Big weapons kill 50 Syrian civilians

Tanks, mortars, and heavy machine guns pounded a single area. Thirteen children died.

Posted: May 26, 2012

BEIRUT, Lebanon - President Bashar al-Assad's forces killed at least 50 civilians, including 13 children, in central Syria on Friday, activists said, in one of the highest death tolls in one specific area since an internationally brokered cease-fire went into effect last month.

Syrian troops using tanks, mortars, and heavy machine guns pounded the area of Houla, a region made up of several towns and villages in the province of Homs, the Britain-based Syrian Observatory for Human Rights and the Local Coordination Committees activist groups said.

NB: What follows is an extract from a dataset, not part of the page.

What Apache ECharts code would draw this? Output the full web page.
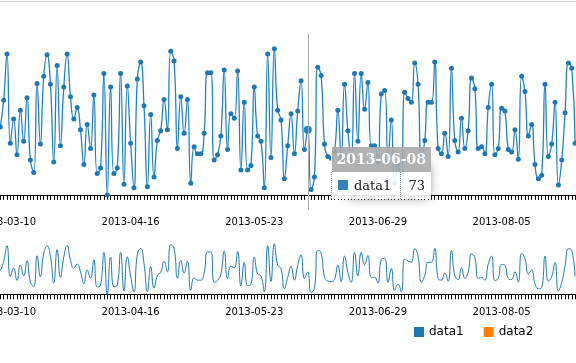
<!DOCTYPE html>
<html>
<head>
<meta charset="utf-8">
<script src="https://cdn.jsdelivr.net/npm/echarts@6/dist/echarts.min.js"></script>
<style>
  html, body { margin: 0; padding: 0; background: #fff; }
  #chart { width: 576px; height: 363px; }
</style>
</head>
<body>
<div id="chart"></div>
<script>
// ---- data ----
const startDate = '2013-03-08';
const dayCount = 173;
const xTickLabels = ['2013-03-10', '2013-04-16', '2013-05-23', '2013-06-29', '2013-08-05'];
const seriesNames = ['data1', 'data2'];
const data1 = [
  76,106,158,58,85,45,95,60,109,39,
  25,125,57,133,157,124,37,145,55,121,
  158,110,85,98,73,34,79,52,112,24,
  30,136,0,121,24,30,136,12,122,58,
  8,130,149,100,9,90,20,61,72,107,
  73,161,150,52,110,69,107,13,54,46,
  46,69,137,137,39,45,66,140,51,91,
  86,139,28,104,28,33,121,66,60,8,
  158,42,164,95,84,18,55,91,46,94,
  128,51,73,6,20,143,134,57,43,41,
  48,95,41,124,72,39,136,60,136,96,
  126,55,55,37,113,117,39,84,13,33,
  8,115,108,104,148,124,39,61,104,104,
  149,52,46,69,43,142,61,48,86,52,
  72,131,119,52,54,46,98,124,45,52,
  97,94,51,48,73,40,133,116,66,79,
  34,18,22,124,43,57,104,11,39,92,
  148,142,58
];
const data2 = [];
const tooltipDate = '2013-06-08';
const colors = ['#1f77b4', '#ff7f0e'];

// categories (consecutive days)
const categories = [];
{
  const t0 = Date.UTC(+startDate.slice(0,4), +startDate.slice(5,7) - 1, +startDate.slice(8,10));
  for (let i = 0; i < dayCount; i++) {
    const d = new Date(t0 + i * 86400000);
    const s = d.getUTCFullYear() + '-' + String(d.getUTCMonth() + 1).padStart(2, '0') + '-' + String(d.getUTCDate()).padStart(2, '0');
    categories.push(s);
  }
}

const chart = echarts.init(document.getElementById('chart'), null, { renderer: 'canvas' });

const yMin = -16.4, yMax = 180.4;

function xAxisCfg(gridIndex) {
  return {
    type: 'category',
    gridIndex: gridIndex,
    data: categories,
    boundaryGap: false,
    axisLine: { show: true, lineStyle: { color: '#000', width: 1 } },
    axisTick: { show: true, interval: 0, length: 5, lineStyle: { color: '#000', width: 1 } },
    axisLabel: {
      interval: function (idx, val) { return xTickLabels.indexOf(val) >= 0; },
      fontFamily: 'DejaVu Sans', fontSize: 10, color: '#000', margin: 8,
      hideOverlap: false
    },
    splitLine: { show: false },
    axisPointer: { show: gridIndex === 0, type: 'line', lineStyle: { color: '#aaa', width: 1, type: 'solid' }, label: { show: false } }
  };
}

const option = {
  animation: false,
  color: colors,
  grid: [
    { left: 0.3, right: 0.9, top: 34, height: 175.5, containLabel: false, outerBoundsMode: 'none' },
    { left: 0.3, right: 0.9, top: 238.7, height: 60.7, containLabel: false, outerBoundsMode: 'none' }
  ],
  xAxis: [xAxisCfg(0), xAxisCfg(1)],
  yAxis: [
    { type: 'value', gridIndex: 0, min: yMin, max: yMax, show: false, splitLine: { show: false } },
    { type: 'value', gridIndex: 1, min: yMin, max: yMax, show: false, splitLine: { show: false } }
  ],
  legend: {
    data: seriesNames,
    left: 414, top: 326, padding: 0,
    icon: 'rect', itemWidth: 10, itemHeight: 10, itemGap: 20,
    textStyle: { fontFamily: 'DejaVu Sans', fontSize: 12, color: '#000' }
  },
  tooltip: {
    trigger: 'axis',
    alwaysShowContent: true,
    transitionDuration: 0,
    padding: 0,
    borderWidth: 0,
    backgroundColor: 'transparent',
    extraCssText: 'box-shadow:none;',
    axisPointer: { type: 'line', lineStyle: { color: '#aaa', width: 1 } },
    position: [331, 147],
    formatter: function (params) {
      const p = params[0];
      return '<table style="border-collapse:collapse;border-spacing:0;background:#fff;box-shadow:7px 7px 12px -9px #777;opacity:0.9;font-family:\'DejaVu Serif\',serif;color:#000;">' +
        '<tr><th colspan="2" style="background:#aaa;font-size:14px;padding:2px 5px;text-align:left;color:#fff;font-weight:bold;">' + p.axisValue + '</th></tr>' +
        '<tr><td style="font-size:13px;padding:3px 6px;background:#fff;border-left:1px dotted #999;white-space:nowrap;">' +
        '<span style="display:inline-block;width:10px;height:10px;margin-right:6px;background:' + p.color + ';"></span>' + p.seriesName + '</td>' +
        '<td style="font-size:13px;padding:3px 6px;background:#fff;border-left:1px dotted #999;text-align:right;">' + p.value + '</td></tr></table>';
    }
  },
  graphic: [
    { type: 'line', shape: { x1: 0, y1: 1.5, x2: 576, y2: 1.5 }, style: { stroke: '#d0d0d0', lineWidth: 1 }, silent: true }
  ],
  series: [
    {
      name: seriesNames[0], type: 'line', xAxisIndex: 0, yAxisIndex: 0,
      data: data1, smooth: 0.5,
      symbol: 'circle', symbolSize: 5, showSymbol: true, showAllSymbol: true,
      lineStyle: { width: 1.3, color: colors[0] },
      itemStyle: { color: colors[0] },
      emphasis: { scale: 1.6, lineStyle: { width: 1.3 }, focus: 'none' }
    },
    {
      name: seriesNames[1], type: 'line', xAxisIndex: 0, yAxisIndex: 0,
      data: data2, symbol: 'circle', symbolSize: 5,
      lineStyle: { width: 1.3, color: colors[1] }, itemStyle: { color: colors[1] }
    },
    {
      name: seriesNames[0], type: 'line', xAxisIndex: 1, yAxisIndex: 1,
      data: data1, smooth: 0.5, showSymbol: false, symbol: 'none',
      lineStyle: { width: 1, color: colors[0] }, itemStyle: { color: colors[0] },
      tooltip: { show: false }, silent: true
    }
  ]
};

chart.setOption(option);
chart.dispatchAction({ type: 'showTip', seriesIndex: 0, dataIndex: categories.indexOf(tooltipDate) });
</script>
</body>
</html>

Both groups said at least 50 people were killed. The Observatory, which has a network of activists around the country, said the dead included 13 children. It added that about 100 people were wounded.

An amateur video posted online by activists showed more than a dozen bodies lined up inside a room. They included about 10 children who were covered with sheets that only showed their bloodied faces.

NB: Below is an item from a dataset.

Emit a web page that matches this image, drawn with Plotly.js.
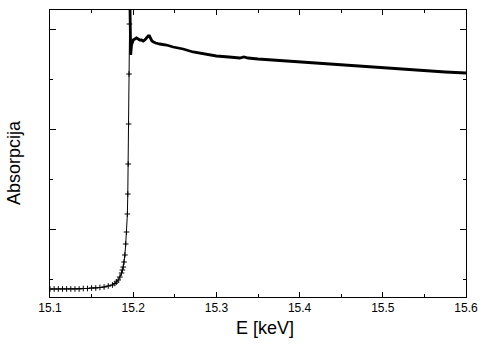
<!DOCTYPE html>
<html>
<head>
<meta charset="utf-8">
<script src="https://cdn.plot.ly/plotly-3.0.1.min.js"></script>
<style>html,body{margin:0;padding:0;background:#fff;}</style>
</head>
<body>
<div id="chart" style="width:494px;height:351px;"></div>
<script>
// Pre-edge and edge region (E in keV, absorption in arbitrary units)
const preE = [15.100,15.105,15.110,15.115,15.120,15.125,15.130,15.135,15.140,15.145,15.150,15.155,15.160,15.165,15.170,15.175,15.178,15.180,15.182,15.184,15.186,15.187,15.188,15.189,15.190,15.191,15.192,15.193,15.1935,15.194,15.1945,15.195,15.1955,15.196];
const preMu = [0.40,0.40,0.40,0.40,0.40,0.40,0.40,0.40,0.405,0.405,0.41,0.41,0.415,0.42,0.43,0.44,0.455,0.47,0.49,0.52,0.56,0.59,0.62,0.67,0.74,0.85,0.97,1.15,1.35,1.65,2.05,2.55,3.05,3.30];
// Post-edge region
const postE = [15.196,15.1965,15.197,15.198,15.200,15.202,15.204,15.206,15.208,15.210,15.212,15.214,15.216,15.218,15.2195,15.221,15.2225,15.2245,15.227,15.232,15.240,15.248,15.260,15.272,15.288,15.300,15.315,15.328,15.333,15.338,15.350,15.375,15.400,15.425,15.450,15.475,15.500,15.525,15.550,15.575,15.600];
const postMu = [3.30,2.95,2.74,2.84,2.89,2.90,2.91,2.90,2.89,2.89,2.88,2.89,2.91,2.93,2.93,2.90,2.88,2.87,2.86,2.85,2.84,2.82,2.80,2.77,2.75,2.73,2.72,2.71,2.72,2.71,2.70,2.685,2.67,2.655,2.64,2.625,2.61,2.595,2.58,2.57,2.56];

const xTicks = [15.1,15.2,15.3,15.4,15.5,15.6];
const xTickText = ['15.1','15.2','15.3','15.4','15.5','15.6'];
const xTitle = 'E [keV]';
const yTitle = 'Absorpcija';

const traces = [
  {x: preE, y: preMu, mode: 'lines+markers', type: 'scatter',
   line: {color: '#000', width: 1},
   marker: {symbol: 'cross-thin', size: 4, color: '#000', line: {color: '#000', width: 1}},
   hoverinfo: 'skip', showlegend: false},
  {x: postE, y: postMu, mode: 'lines', type: 'scatter',
   line: {color: '#000', width: 2.8},
   hoverinfo: 'skip', showlegend: false}
];

const FONT = 'Liberation Sans, Arial, sans-serif';
const layout = {
  width: 494, height: 351,
  margin: {l: 50, r: 28, t: 10, b: 54},
  paper_bgcolor: '#fff', plot_bgcolor: '#fff',
  font: {family: FONT, color: '#000', size: 12},
  xaxis: {
    range: [15.1, 15.6], tickmode: 'array', tickvals: xTicks, ticktext: xTickText,
    ticks: 'inside', ticklen: 5, tickwidth: 1, tickcolor: '#000',
    minor: {dtick: 0.05, tick0: 15.1, ticks: 'inside', ticklen: 3, tickcolor: '#000', showgrid: false},
    showline: true, linecolor: '#000', linewidth: 1, mirror: 'ticks',
    showgrid: false, zeroline: false,
    tickfont: {size: 12, family: FONT}
  },
  yaxis: {
    range: [0.32, 3.19], tick0: 0, dtick: 1,
    ticks: 'inside', ticklen: 6, tickwidth: 1, tickcolor: '#000',
    minor: {dtick: 0.5, tick0: 0, ticks: 'inside', ticklen: 3, tickcolor: '#000', showgrid: false},
    showticklabels: false,
    showline: true, linecolor: '#000', linewidth: 1, mirror: 'ticks',
    showgrid: false, zeroline: false
  },
  annotations: [
    {text: xTitle, xref: 'paper', yref: 'paper', x: 0.517, y: -0.108,
     xanchor: 'center', yanchor: 'middle', showarrow: false,
     font: {size: 18, family: FONT, color: '#000'}},
    {text: yTitle, xref: 'paper', yref: 'paper', x: -0.087, y: 0.47,
     xanchor: 'center', yanchor: 'middle', showarrow: false, textangle: -90,
     font: {size: 18, family: FONT, color: '#000'}}
  ]
};

Plotly.newPlot('chart', traces, layout, {displayModeBar: false, staticPlot: true});
</script>
</body>
</html>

"Houla was subjected to a massacre," a man could be heard saying inside the room.

The Observatory said in one incident in Houla, a family of six were killed when their home received a direct hit.

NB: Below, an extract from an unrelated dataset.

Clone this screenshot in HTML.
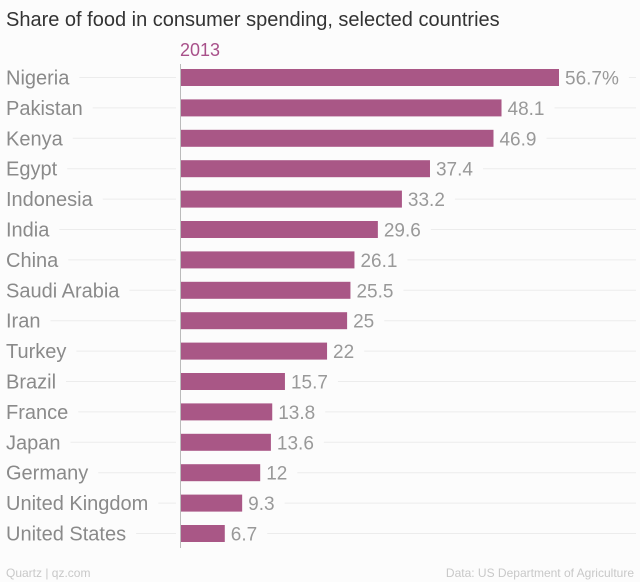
<!DOCTYPE html>
<html><head><meta charset="utf-8"><style>
body{margin:0;background:#fcfcfc;}
svg{display:block;font-family:"Liberation Sans",sans-serif;}
</style></head><body>
<svg id="chart" width="640" height="582">
<text x="6" y="26" font-size="20" fill="#333">Share of food in consumer spending, selected countries</text>
<text x="180" y="56" font-size="18" fill="#a8518a">2013</text>
<text x="6" y="577" font-size="12" fill="#c8c8c8">Quartz | qz.com</text>
<text x="634" y="577" font-size="12" fill="#c8c8c8" text-anchor="end">Data: US Department of Agriculture</text>
<g id="grid"></g><g id="bars"></g>
<line x1="180.5" x2="180.5" y1="64" y2="548" stroke="#bbb" stroke-width="1"/>
</svg>
<script>
const categories=["Nigeria","Pakistan","Kenya","Egypt","Indonesia","India","China","Saudi Arabia","Iran","Turkey","Brazil","France","Japan","Germany","United Kingdom","United States"];
const values=[56.7,48.1,46.9,37.4,33.2,29.6,26.1,25.5,25,22,15.7,13.8,13.6,12,9.3,6.7];
const valueLabels=["56.7%","48.1","46.9","37.4","33.2","29.6","26.1","25.5","25","22","15.7","13.8","13.6","12","9.3","6.7"];
const NS="http://www.w3.org/2000/svg";
const x0=180, xs=v=>x0+v*(379/56.7);
const yc=i=>77.5+i*30.4;
const grid=document.getElementById('grid'), bars=document.getElementById('bars');
function mk(tag,attrs,parent){const e=document.createElementNS(NS,tag);for(const k in attrs)e.setAttribute(k,attrs[k]);parent.appendChild(e);return e;}
categories.forEach((c,i)=>{
  const t=mk('text',{x:6,y:yc(i)+7,'font-size':20,fill:'#8a8a8a'},bars);
  t.textContent=c;
  
  
  const w=t.getComputedTextLength();
  const g1=mk('line',{x1:6+w+10,x2:176,y1:yc(i),y2:yc(i),stroke:'#ececec'},grid);
  
  
  const b=mk('rect',{x:x0+1,y:yc(i)-8.5,width:xs(values[i])-x0-1,height:17,fill:'#a95786'},bars);
  
  
  const v=mk('text',{x:xs(values[i])+6,y:yc(i)+7,'font-size':19,fill:'#999'},bars);
  v.textContent=valueLabels[i];
  
  
  const vw=v.getComputedTextLength();
  const g2=mk('line',{x1:xs(values[i])+6+vw+10,x2:636,y1:yc(i),y2:yc(i),stroke:'#ececec'},grid);
  
  
});
</script>
</body></html>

Homs has been among the hardest-hit provinces in the government crackdown.

Attacks like Friday's, as well as strikes by rebel forces on government troops, have persisted despite the deployment of more than 250 U.N. observers who have fanned out across Syria to monitor a cease-fire brokered by international envoy Kofi Annan.

Despite the daily violations, U.N. Secretary-General Ban Ki-moon said Thursday that there was no "plan B" for the Annan initiative.

The northern city of Aleppo, a major economic hub, has remained largely supportive of Assad throughout the uprising but anti-regime sentiment has been on the rise in recent weeks.

On Friday, Syrian forces fired tear gas and live ammunition to disperse thousands of protesters in Aleppo calling for Assad's ouster, killing five people, activists said.

Also Friday, a group of Lebanese Shiites who were kidnapped in Syria were released in good health, three days after gunmen abducted the men as they returned from a religious pilgrimage.

The kidnappings fueled fears that Lebanon was getting drawn into the bloody conflict in neighboring Syria. In the hours after Tuesday's abductions, protests erupted in Beirut's Shiite-dominated southern suburbs, where residents burned tires and blocked roads.